For more tips, go here.

Are you not sure what a whole notebook looks like? Hop over to the last section to discover the best ones out there!

Toggling Between Python 2 and 3 in Jupyter Notebooks

Up until now, working with notebooks has been quite straightforward.

But what if you don’t just want to use Python 3 or 2? What if you want to change between the two?

Luckily, the kernels can solve this problem for you! You can easily create a new conda environment to use different notebook kernels.

Then you restart the application and the two kernels should be available to you. Very important: don’t forget to (de)activate the kernel you (don’t) need. Go to the original article to see how this works and how you can manually register your kernels.

Running R in Your Jupyter Notebook

As the explanation of the kernels in the first section already suggested, you can also run other languages besides Python in your notebook!

If you want to use R with Jupyter Notebooks but without running it inside a Docker container, you can run the following command to install the R essentials in your current environment. These “essentials” include the packages dplyr, shiny, ggplot2, tidyr, caret and nnet. If you don't want to install the essentials in your current environment, you can use the following command to create a new environment just for the R essentials.

Next, open up the notebook application to start working with R with the usual command.

If you want to know about the commands to execute or extra tips to run R successfully in your Jupyter Notebook, go here.

If you now want to install additional R packages to elaborate your data science project, you can either build a Conda R package or you can install the package from inside of R via install.packages or devtools::install_github (from GitHub). You just have to make sure to add new package to the correct R library used by Jupyter.

Note that you can also install the IRKernel, a kernel for R, to work with R in your notebook. You can follow the installation instructions here.

Note that you also have kernels to run languages such as Julia, SAS, … in your notebook. Go here for a complete list of the kernels that are available. This list also contains links to the respective pages that have installation instructions to get you started.

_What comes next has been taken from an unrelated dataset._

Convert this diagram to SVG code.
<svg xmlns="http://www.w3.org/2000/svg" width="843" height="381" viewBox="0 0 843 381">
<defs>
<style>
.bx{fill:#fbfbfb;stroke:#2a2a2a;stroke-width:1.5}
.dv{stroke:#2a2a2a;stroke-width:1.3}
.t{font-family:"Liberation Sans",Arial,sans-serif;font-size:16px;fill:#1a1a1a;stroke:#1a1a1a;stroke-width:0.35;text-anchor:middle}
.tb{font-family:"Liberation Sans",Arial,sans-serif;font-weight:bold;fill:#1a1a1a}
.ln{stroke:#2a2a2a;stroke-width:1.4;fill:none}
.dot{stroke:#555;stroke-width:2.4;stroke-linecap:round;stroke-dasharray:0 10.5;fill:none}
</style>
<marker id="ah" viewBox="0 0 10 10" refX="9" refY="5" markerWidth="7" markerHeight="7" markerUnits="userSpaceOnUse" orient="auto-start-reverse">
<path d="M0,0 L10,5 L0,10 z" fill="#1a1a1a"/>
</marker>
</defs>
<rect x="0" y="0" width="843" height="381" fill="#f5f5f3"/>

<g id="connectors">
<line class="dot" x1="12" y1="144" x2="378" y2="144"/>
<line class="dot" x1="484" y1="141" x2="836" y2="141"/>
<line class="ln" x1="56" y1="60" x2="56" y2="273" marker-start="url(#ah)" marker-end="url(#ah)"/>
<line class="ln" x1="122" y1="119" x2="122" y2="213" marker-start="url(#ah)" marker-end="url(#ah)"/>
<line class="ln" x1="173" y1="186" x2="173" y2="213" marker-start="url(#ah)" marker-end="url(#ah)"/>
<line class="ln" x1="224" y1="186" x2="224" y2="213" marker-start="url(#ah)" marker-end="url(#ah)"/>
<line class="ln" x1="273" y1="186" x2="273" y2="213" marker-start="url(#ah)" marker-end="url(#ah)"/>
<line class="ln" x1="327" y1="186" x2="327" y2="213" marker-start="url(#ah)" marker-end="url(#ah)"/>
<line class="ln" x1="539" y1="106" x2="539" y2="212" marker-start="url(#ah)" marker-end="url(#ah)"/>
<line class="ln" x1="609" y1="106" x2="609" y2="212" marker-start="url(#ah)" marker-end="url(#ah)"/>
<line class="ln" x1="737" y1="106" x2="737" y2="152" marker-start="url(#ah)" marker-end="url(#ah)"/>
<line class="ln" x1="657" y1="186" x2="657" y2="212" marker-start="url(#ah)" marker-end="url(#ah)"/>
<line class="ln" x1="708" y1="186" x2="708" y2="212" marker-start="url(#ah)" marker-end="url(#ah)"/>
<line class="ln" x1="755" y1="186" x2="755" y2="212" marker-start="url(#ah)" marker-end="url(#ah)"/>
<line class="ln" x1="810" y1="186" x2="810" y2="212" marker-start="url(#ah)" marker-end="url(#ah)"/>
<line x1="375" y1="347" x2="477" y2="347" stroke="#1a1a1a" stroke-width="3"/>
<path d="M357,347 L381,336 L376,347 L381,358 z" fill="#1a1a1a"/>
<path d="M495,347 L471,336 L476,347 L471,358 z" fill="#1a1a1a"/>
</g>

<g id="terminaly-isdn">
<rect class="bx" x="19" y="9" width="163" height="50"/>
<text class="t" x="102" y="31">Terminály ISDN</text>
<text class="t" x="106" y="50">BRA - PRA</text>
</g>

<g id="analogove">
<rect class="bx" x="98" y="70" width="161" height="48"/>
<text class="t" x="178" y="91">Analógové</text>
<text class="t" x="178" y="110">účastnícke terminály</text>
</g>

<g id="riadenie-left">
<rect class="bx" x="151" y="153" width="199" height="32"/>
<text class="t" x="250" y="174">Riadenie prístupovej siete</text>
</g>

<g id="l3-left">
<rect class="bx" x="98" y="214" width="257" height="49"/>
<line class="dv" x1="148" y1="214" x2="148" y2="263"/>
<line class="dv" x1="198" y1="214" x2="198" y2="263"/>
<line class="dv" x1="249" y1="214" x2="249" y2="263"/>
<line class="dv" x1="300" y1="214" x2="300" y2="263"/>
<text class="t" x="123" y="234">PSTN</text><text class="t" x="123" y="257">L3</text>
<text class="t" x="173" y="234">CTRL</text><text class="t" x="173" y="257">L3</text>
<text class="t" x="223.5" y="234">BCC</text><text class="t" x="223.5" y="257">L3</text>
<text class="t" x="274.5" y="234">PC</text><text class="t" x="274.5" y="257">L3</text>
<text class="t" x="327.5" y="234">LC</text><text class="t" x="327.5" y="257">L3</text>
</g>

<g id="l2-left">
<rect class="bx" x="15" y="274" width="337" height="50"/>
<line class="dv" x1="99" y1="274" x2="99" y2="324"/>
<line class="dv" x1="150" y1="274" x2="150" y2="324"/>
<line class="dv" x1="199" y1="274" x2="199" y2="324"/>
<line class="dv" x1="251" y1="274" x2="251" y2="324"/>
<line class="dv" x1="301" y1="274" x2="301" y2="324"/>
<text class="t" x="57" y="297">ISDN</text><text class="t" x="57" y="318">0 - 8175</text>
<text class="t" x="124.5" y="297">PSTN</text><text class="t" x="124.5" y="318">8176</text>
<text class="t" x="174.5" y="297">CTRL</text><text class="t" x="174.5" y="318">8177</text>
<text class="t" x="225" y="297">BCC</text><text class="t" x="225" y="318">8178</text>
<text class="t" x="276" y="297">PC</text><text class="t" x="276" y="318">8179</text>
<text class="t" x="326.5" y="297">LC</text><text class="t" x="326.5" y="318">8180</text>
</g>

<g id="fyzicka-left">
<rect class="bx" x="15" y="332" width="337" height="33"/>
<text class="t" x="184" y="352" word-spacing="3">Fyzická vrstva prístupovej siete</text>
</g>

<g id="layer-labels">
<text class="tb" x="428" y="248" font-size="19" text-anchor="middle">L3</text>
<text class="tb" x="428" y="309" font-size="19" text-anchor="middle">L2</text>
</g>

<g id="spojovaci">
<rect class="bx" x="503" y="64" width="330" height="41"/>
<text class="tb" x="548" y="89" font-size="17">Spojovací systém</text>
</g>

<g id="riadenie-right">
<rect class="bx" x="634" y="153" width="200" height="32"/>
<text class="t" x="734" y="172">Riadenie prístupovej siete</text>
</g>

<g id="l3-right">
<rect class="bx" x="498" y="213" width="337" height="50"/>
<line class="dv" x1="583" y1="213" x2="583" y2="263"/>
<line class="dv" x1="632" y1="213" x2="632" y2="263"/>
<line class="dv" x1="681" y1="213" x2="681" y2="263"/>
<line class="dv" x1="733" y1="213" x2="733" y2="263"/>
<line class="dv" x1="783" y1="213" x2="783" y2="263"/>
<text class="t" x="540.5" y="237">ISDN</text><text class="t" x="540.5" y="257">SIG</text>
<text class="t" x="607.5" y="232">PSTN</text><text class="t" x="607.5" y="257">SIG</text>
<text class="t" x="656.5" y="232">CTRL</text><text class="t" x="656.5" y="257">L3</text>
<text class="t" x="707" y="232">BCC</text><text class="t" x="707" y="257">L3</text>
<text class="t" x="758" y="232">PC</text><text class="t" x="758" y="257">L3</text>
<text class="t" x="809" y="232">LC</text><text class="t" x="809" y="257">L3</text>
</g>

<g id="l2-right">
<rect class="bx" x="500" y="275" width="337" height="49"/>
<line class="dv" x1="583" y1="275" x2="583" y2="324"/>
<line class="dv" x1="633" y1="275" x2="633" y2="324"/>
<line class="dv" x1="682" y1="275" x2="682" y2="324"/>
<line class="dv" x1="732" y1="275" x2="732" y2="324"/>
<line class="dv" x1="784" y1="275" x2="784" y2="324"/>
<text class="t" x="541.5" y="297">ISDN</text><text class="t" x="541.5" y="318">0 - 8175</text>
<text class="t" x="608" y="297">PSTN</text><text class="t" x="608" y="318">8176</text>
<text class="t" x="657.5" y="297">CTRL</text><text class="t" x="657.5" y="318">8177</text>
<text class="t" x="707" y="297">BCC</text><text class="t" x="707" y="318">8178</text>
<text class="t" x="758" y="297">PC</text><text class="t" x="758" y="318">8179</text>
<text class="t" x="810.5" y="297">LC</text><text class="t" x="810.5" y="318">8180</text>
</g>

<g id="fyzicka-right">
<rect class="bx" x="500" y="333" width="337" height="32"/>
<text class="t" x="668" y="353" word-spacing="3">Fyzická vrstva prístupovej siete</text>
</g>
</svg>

Making your Jupter Notebook Magical With Magic Commands

Making Your Jupyter Notebook Magical

If you want to get the most out of this, you should consider learning about the so-called “magic commands”. Also, consider adding even more interactivity to your notebook so that it becomes an interactive dashboard to others should be one of your considerations!

The Notebook’s Built-In Commands

There are some predefined ‘magic functions’ that will make your work a lot more interactive.

To see which magic commands you have available in your interpreter, you can simply run the following:

%lsmagic

And you’ll see a whole bunch of them appearing. You’ll probably see some magics commands that you’ll grasp, such as %save, %clear or %debug, but others will be less straightforward.

If you’re looking for more information on the magics commands or on functions, you can always use the ?.

Note that there is a difference between using % and && . To know more about this and other useful magic commands that you can use, go here.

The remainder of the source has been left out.